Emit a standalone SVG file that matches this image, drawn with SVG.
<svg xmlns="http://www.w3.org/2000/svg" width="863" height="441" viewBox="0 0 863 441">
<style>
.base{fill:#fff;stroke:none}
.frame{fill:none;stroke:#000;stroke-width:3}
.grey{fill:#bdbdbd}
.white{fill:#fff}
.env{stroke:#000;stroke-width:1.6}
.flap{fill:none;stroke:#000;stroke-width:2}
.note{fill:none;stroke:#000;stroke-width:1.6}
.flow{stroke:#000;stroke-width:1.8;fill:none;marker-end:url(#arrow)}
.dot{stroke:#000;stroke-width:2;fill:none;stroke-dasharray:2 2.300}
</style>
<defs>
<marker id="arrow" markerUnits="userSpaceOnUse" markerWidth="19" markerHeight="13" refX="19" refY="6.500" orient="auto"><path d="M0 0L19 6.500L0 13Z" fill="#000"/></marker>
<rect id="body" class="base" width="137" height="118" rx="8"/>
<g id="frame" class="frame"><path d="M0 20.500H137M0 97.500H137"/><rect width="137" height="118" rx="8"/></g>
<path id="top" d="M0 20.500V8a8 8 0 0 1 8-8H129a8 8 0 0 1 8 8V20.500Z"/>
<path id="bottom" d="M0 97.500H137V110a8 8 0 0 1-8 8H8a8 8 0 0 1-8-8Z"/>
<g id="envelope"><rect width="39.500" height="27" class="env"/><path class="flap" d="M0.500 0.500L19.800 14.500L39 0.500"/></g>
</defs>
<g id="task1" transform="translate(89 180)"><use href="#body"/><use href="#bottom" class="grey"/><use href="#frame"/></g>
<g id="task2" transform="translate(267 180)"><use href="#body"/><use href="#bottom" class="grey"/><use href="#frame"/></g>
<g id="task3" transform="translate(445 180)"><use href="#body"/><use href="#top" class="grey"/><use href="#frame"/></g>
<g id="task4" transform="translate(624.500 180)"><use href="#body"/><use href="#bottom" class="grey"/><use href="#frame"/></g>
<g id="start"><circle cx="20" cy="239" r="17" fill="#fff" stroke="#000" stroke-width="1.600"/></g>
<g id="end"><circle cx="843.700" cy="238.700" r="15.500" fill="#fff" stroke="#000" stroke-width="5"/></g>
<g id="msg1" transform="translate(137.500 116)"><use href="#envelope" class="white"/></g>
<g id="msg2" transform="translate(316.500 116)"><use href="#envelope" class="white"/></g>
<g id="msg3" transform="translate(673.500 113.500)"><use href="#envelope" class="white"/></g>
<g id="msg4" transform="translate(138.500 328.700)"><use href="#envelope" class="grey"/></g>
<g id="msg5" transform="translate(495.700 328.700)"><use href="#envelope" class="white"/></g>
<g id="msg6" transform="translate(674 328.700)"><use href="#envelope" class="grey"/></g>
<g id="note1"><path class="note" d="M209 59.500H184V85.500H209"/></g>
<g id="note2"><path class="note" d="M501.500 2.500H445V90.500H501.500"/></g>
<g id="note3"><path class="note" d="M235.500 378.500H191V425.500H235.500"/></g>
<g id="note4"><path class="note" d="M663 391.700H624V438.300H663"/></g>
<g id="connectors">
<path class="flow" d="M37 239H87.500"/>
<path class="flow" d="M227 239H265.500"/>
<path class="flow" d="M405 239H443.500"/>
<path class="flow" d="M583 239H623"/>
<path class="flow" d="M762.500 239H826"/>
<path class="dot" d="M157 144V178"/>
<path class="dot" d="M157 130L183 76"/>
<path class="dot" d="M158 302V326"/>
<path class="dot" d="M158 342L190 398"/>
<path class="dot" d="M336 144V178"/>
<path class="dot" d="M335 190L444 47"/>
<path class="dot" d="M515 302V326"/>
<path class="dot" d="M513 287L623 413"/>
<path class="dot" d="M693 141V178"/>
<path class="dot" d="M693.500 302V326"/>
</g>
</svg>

> _Aim of the task_
The lines above should be duplicated exactly.

> _Task answer_
Emit a standalone SVG file that matches this image, drawn with SVG.
<svg xmlns="http://www.w3.org/2000/svg" width="863" height="441" viewBox="0 0 863 441">
<style>
.base{fill:#fff;stroke:none}
.frame{fill:none;stroke:#000;stroke-width:3}
.grey{fill:#bdbdbd}
.white{fill:#fff}
.env{stroke:#000;stroke-width:1.6}
.flap{fill:none;stroke:#000;stroke-width:2}
.note{fill:none;stroke:#000;stroke-width:1.6}
.flow{stroke:#000;stroke-width:1.8;fill:none;marker-end:url(#arrow)}
.dot{stroke:#000;stroke-width:2;fill:none;stroke-dasharray:2 2.300}
</style>
<defs>
<marker id="arrow" markerUnits="userSpaceOnUse" markerWidth="19" markerHeight="13" refX="19" refY="6.500" orient="auto"><path d="M0 0L19 6.500L0 13Z" fill="#000"/></marker>
<rect id="body" class="base" width="137" height="118" rx="8"/>
<g id="frame" class="frame"><path d="M0 20.500H137M0 97.500H137"/><rect width="137" height="118" rx="8"/></g>
<path id="top" d="M0 20.500V8a8 8 0 0 1 8-8H129a8 8 0 0 1 8 8V20.500Z"/>
<path id="bottom" d="M0 97.500H137V110a8 8 0 0 1-8 8H8a8 8 0 0 1-8-8Z"/>
<g id="envelope"><rect width="39.500" height="27" class="env"/><path class="flap" d="M0.500 0.500L19.800 14.500L39 0.500"/></g>
</defs>
<g id="task1" transform="translate(89 180)"><use href="#body"/><use href="#bottom" class="grey"/><use href="#frame"/></g>
<g id="task2" transform="translate(267 180)"><use href="#body"/><use href="#bottom" class="grey"/><use href="#frame"/></g>
<g id="task3" transform="translate(445 180)"><use href="#body"/><use href="#top" class="grey"/><use href="#frame"/></g>
<g id="task4" transform="translate(624.500 180)"><use href="#body"/><use href="#bottom" class="grey"/><use href="#frame"/></g>
<g id="start"><circle cx="20" cy="239" r="17" fill="#fff" stroke="#000" stroke-width="1.600"/></g>
<g id="end"><circle cx="843.700" cy="238.700" r="15.500" fill="#fff" stroke="#000" stroke-width="5"/></g>
<g id="msg1" transform="translate(137.500 116)"><use href="#envelope" class="white"/></g>
<g id="msg2" transform="translate(316.500 116)"><use href="#envelope" class="white"/></g>
<g id="msg3" transform="translate(673.500 113.500)"><use href="#envelope" class="white"/></g>
<g id="msg4" transform="translate(138.500 328.700)"><use href="#envelope" class="grey"/></g>
<g id="msg5" transform="translate(495.700 328.700)"><use href="#envelope" class="white"/></g>
<g id="msg6" transform="translate(674 328.700)"><use href="#envelope" class="grey"/></g>
<g id="note1"><path class="note" d="M209 59.500H184V85.500H209"/></g>
<g id="note2"><path class="note" d="M501.500 2.500H445V90.500H501.500"/></g>
<g id="note3"><path class="note" d="M235.500 378.500H191V425.500H235.500"/></g>
<g id="note4"><path class="note" d="M663 391.700H624V438.300H663"/></g>
<g id="connectors">
<path class="flow" d="M37 239H87.500"/>
<path class="flow" d="M227 239H265.500"/>
<path class="flow" d="M405 239H443.500"/>
<path class="flow" d="M583 239H623"/>
<path class="flow" d="M762.500 239H826"/>
<path class="dot" d="M157 144V178"/>
<path class="dot" d="M157 130L183 76"/>
<path class="dot" d="M158 302V326"/>
<path class="dot" d="M158 342L190 398"/>
<path class="dot" d="M336 144V178"/>
<path class="dot" d="M335 190L444 47"/>
<path class="dot" d="M515 302V326"/>
<path class="dot" d="M513 287L623 413"/>
<path class="dot" d="M693 141V178"/>
<path class="dot" d="M693.500 302V326"/>
</g>
</svg>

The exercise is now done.